Comparando os dous trechos que acabamos de transcrever, parece-nos evidente que Barbosa Machado se baseou sobretudo em fr. João dos Santos. O douto bibliographo dá o Itinerario como manuscripto, mas não nos falla da sua paragem, d'onde facilmente se deprehende que o não vira nem tivera conhecimento especial da sua existencia. E' de crer que se tivesse perdido."

XXX

SOARES DE GOES-BERTOLAMEU

Partiu para a India por terra em outubro de 1611, como se vê do principio d'uma carta regia de 24 de maio de 1612 dirigida a D. Jeronymo d'Azevedo, Viso-Rey da India: «Por carta minha de nove de outubro do anno passado, com que d'aqui se despachou por terra Bartholomeu Soares de Goes, se vos avisou das novas que então havia de Frandes...› (1). Soares de Goes, se era bom caminheiro, não era menos audaz em conquistas amorosas. Affonso Monteiro, residente em Goa, se queixou a el-rei das justiças d'aquella cidade não terem procedido como deviam na querella que dera contra Bartholomeu Soares de Goes, que lhe havia commettido adulterio e incesto com Francisca Marques, sua mulher. El-rei, em carta de 22 de março de 1612 recommendara ao Viso-Rey que tomasse a peito este caso e o informasse» (2).

Em 1614 ainda este negocio estava sem solução. A tal proposito lêa-se o seguinte trecho d'uma carta regia dirigida em 3 de fevereiro ao Viso-Rey da India:

«Por minha carta de 22 de março de 1612 vos escrevi me enviasseis informação ácerca da queixa que me fez Affonso Monteiro do modo porque se procedeu em certos particulares na causa criminal que trouxe com Bartholomeu Soares de Goes, escrivão da camara d'essa cidade; e porque com isso

(1) Documentos remettidos da India ou Livros das Monções, tom. 11, pag. 261. (2) Idem, idem, pag. 240.

se impede tratar-se de suas pretensões, a que por sua parte se me pede mande deferir, vos encommendo me envieis a dita informação na forma de minha carta, que para isso vereis, não m'a tendo já enviada» (1).

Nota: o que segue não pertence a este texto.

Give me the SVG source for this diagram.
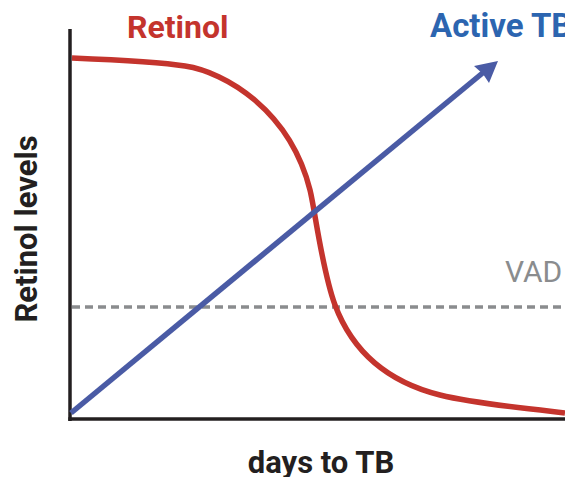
<svg xmlns="http://www.w3.org/2000/svg" width="565" height="477" viewBox="0 0 565 477">
<style>
.t{font-family:Roboto,"Liberation Sans",sans-serif;font-weight:bold}
.ax{stroke:#231f20;stroke-width:3.5;fill:none}
</style>
<rect width="565" height="477" fill="#fff"/>
<g id="axes">
<line class="ax" x1="70" y1="29" x2="70" y2="421"/>
<line class="ax" x1="68.3" y1="419" x2="565" y2="419"/>
</g>
<g id="vad-threshold">
<line x1="72" y1="307" x2="565" y2="307" stroke="#8a8c8e" stroke-width="3.5" stroke-dasharray="8 5"/>
<text x="505" y="282" font-family="Roboto,'Liberation Sans',sans-serif" font-size="30" fill="#8a8c8e">VAD</text>
</g>
<g id="connectors">
<path id="retinol-curve" d="M72,58 C120,60 160,62 185,66 C225,72 290,110 310,190 C315,210 322,270 335,305 C350,345 380,380 440,395 C480,405 530,408 565,413" fill="none" stroke="#c4342d" stroke-width="5.5"/>
<line id="tb-line" x1="71" y1="413" x2="485" y2="71" stroke="#4a5ba5" stroke-width="5.5"/>
<polygon points="498,61 474,66 483,74 489,83" fill="#4a5ba5"/>
</g>
<g id="labels">
<text class="t" x="127" y="38" font-size="32" fill="#c4342d">Retinol</text>
<text class="t" x="430" y="37" font-size="33" fill="#2c65b0">Active TB</text>
<text class="t" x="321" y="473" font-size="31" fill="#231f20" text-anchor="middle">days to TB</text>
<text class="t" transform="translate(37,229) rotate(-90)" font-size="31" fill="#231f20" text-anchor="middle">Retinol levels</text>
</g>
</svg>
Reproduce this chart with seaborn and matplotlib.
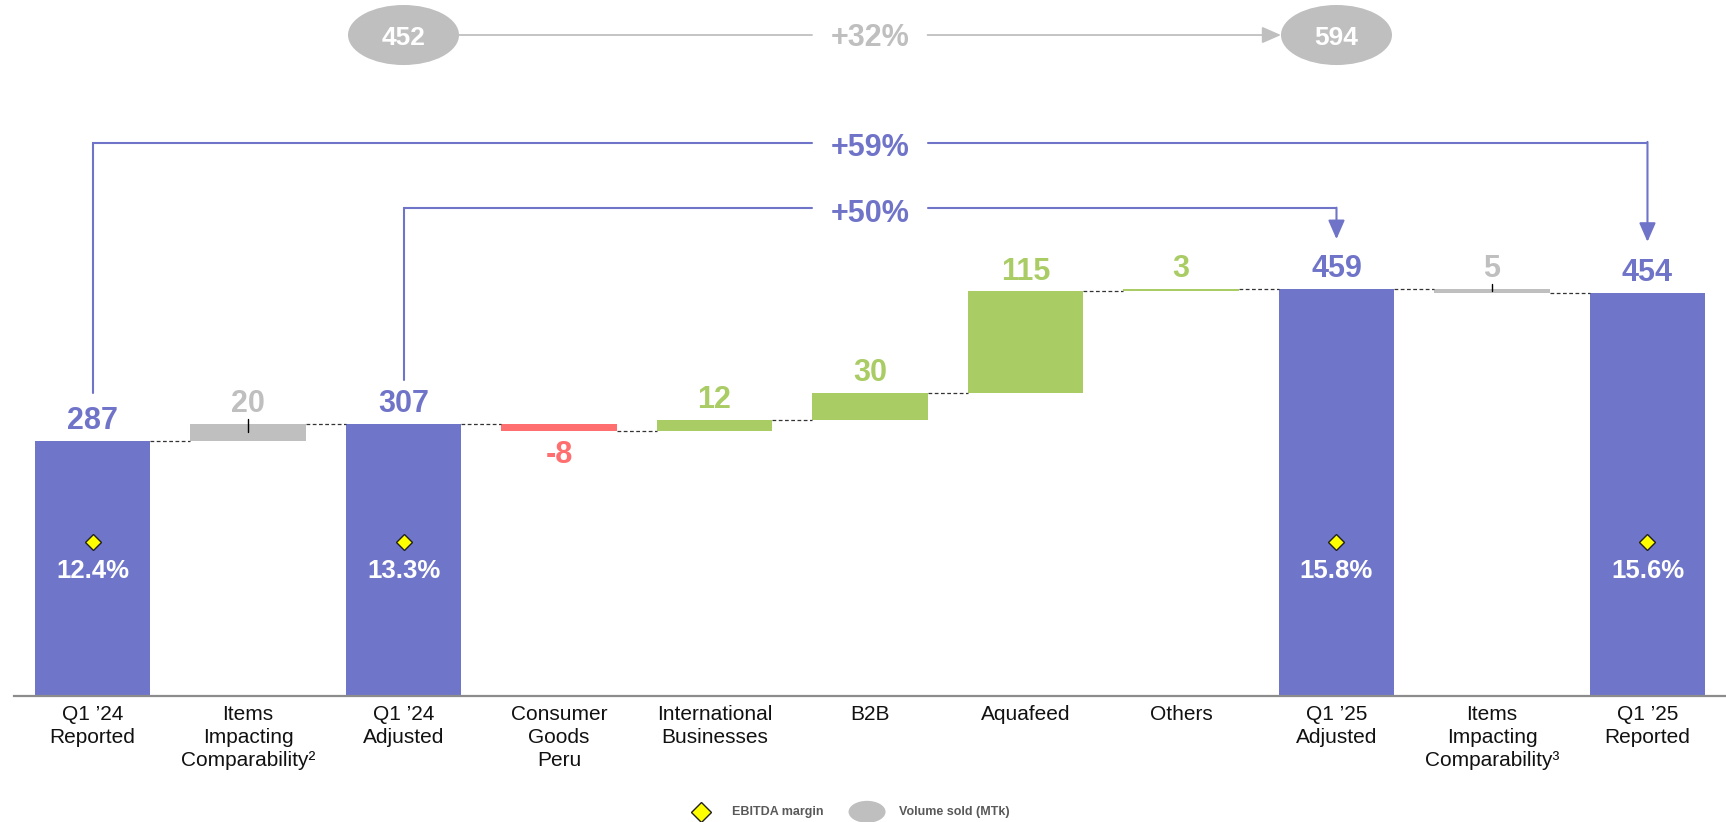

Na chancellaria de D. Filipe 2.0 encontramos registados dous alvarás que lhe dizem respeito; um de 10 de janeiro de 1612, auctorisando a testar por sua morte, em filho ou filha, o seu logar de escrivão da camara de Goa; o outro de 2 de dezembro de 1611, perdoando-lhe o crime de adulterio, de que o accusara Affonso Monteiro. Este ultimo documento não está muito em harmonia com a carta acima indicada de 1614. Pois se elle tinha sido perdoado em 1611, como é que 3 annos depois ainda não estava morta a questão? Aqui vão os dous documentos, que entregamos ao parecer de melhor juiz:

«Ev elRei faço saber aos que este aluara virem que avemdo madado ver os autos que na India se proceçarão contra Bertolameu Soares de Goes, escriuão da camara da cidade de Goa, sobre acusação que lhe fez de adulterio Afonso Monteiro, cujo foi o dito officio e asi o perdão que lhe foi concedido dos tres annos de degredo, em que por cemtemça da Relação, que na dita cidade reside saio condenado para a conquista de Ceilão, é temdo comcederação ao que pelos ditos authos consta e a que no dito perdão se procedeo em cófirmidade do estillo e costume antiguo da dita Relação, e auemdo jumtamente respeito ao dito Bertolameu Soares se oferecer para hir daqui por terra com cartas para o Viso Rei daquelle estado importantes do meu seruisso, ei por bem e me praz que o dito perdão se guarde e tenha comprido effeito e lhe ei por leuantada a suspensão do dito officio de escriuão da camara que o chanceler da dita Relação lhe fez comforme a minha ordem que para isso teue, e o ei por metido em posse do dito officio, para que tanto que chegar ha dita cidade de Goa o sírua e contunue nelle asi e da maneira que amtes da dita suspenção o fazia sem embarguo de quaesquer embarguos que a isso lhe sejão postos. Notefico asi ao meu Viso Rei ou gouernador, que ora he e ao diamte fôr o das partes da Imdia, e lhe mãodo e ao chamçarel, desembargadores da dita Relação, veedores e officiaes da camara da dita cidade de Goa e a todas minhas justiças, e officiaes e pesoas, a que pretemcer que asi o cumprão e guardem e fação em todo cumprir e guardar e dexem ao dito Bertolameu Soares seruir o dito officio pela maneira sobredita, e este ualera como carta começada em meu nome sem embarguo da ordenação do 2.o liuro, tituto 40, que dispoem o contrario. Simão Luis o fez em Lixboa a dous de dezembro de mil e seis semtos e omze, e este pasou por tres vias, hua so avera efeito, e eu o secretario Amtonio Viles de Cimas o fis escreuer» (2).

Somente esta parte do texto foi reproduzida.